Que préciser de plus, en regard d’un tel accomplissement ? Que la structure même du concert, en quatre segments, avec un entracte entre les parties 2 et 3, est idéalement pensée, aménage des jeux de perspective étonnants. Tel ce modeste Prélude, appelé à occuper sa vraie fonction au début d’une seconde partie qui se révélera vertigineuse, dominée par l’émotion millimétrée d’un Tombeau de Couperin d’anthologie (on y déplorerait presque l’omission de la reprise du Prélude, tant on aimerait pouvoir réécouter certains détails une seconde fois).

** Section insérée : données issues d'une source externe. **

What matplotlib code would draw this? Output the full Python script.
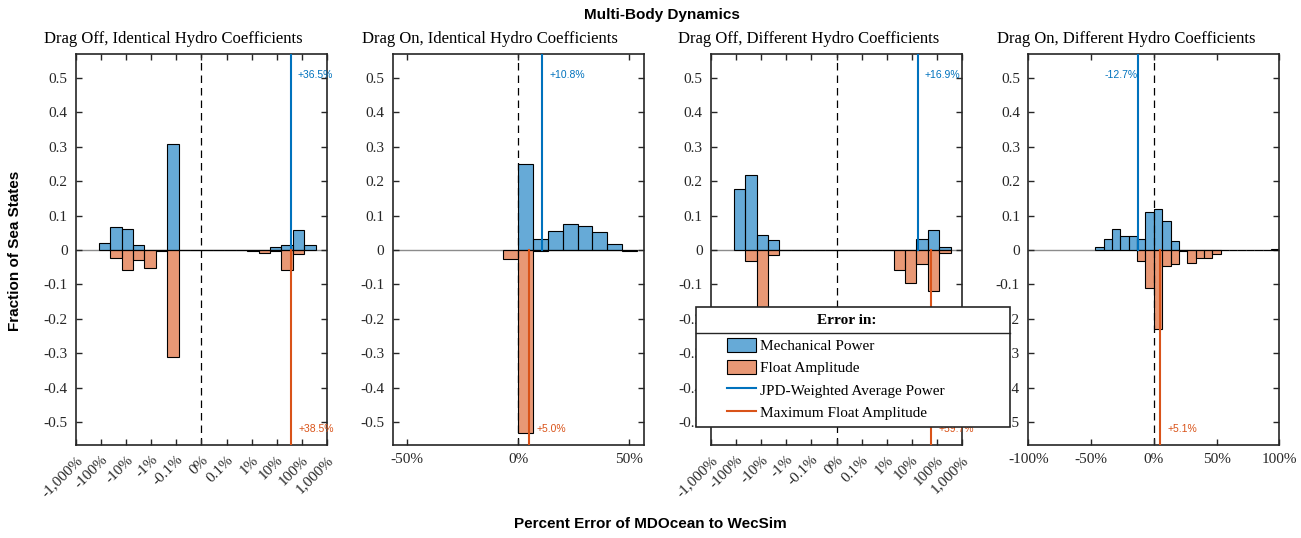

Voire le sort réservé à la pauvre Pavane pour une infante défunte, écrasée entre Miroirs et Gaspard de la nuit, remise poliment (mais à juste titre) à sa place d'agréable intermezzo léthargique. Ou encore la position idéale des Valses nobles et sentimentales, partition d’un abord somme toute difficile et qui se livre mieux à un public utilement préparé au préalable par le Menuet antique, la Sonatine et la Sérénade grotesque. Techniquement enfin, on soulignera l’adaptation parfaite de moyens physiques qui ne sont pas inépuisables, la souplesse du poignet et l’indépendance des doigts permettant de pallier certains manques de puissance (Tharaud n’est pas un lisztien russe aux avant-bras d’acier, et ne cherche d’ailleurs pas à le cacher), voire quelques rarissimes fléchissements (le centre de gravité de Jeux d’eau ne semble pas trouvé de façon convaincante, la trajectoire d’Ondine éprouve pendant quelques lignes un rien d’embarras accidentel…), fluctuations finalement appréciables en tant que rappel d’un facteur humain impondérable, au sein d’un parcours aussi continuellement brillant.


Un seul bis, à l’issue d’une soirée tellement riche qu’elle aurait aussi bien pu n’en comporter aucun : la Troisième Gymnopédie de Satie. Conclusion allusive, porte de sortie poétiquement ouverte par une petite musique qui s’éclipse sereinement et posément, toute nue.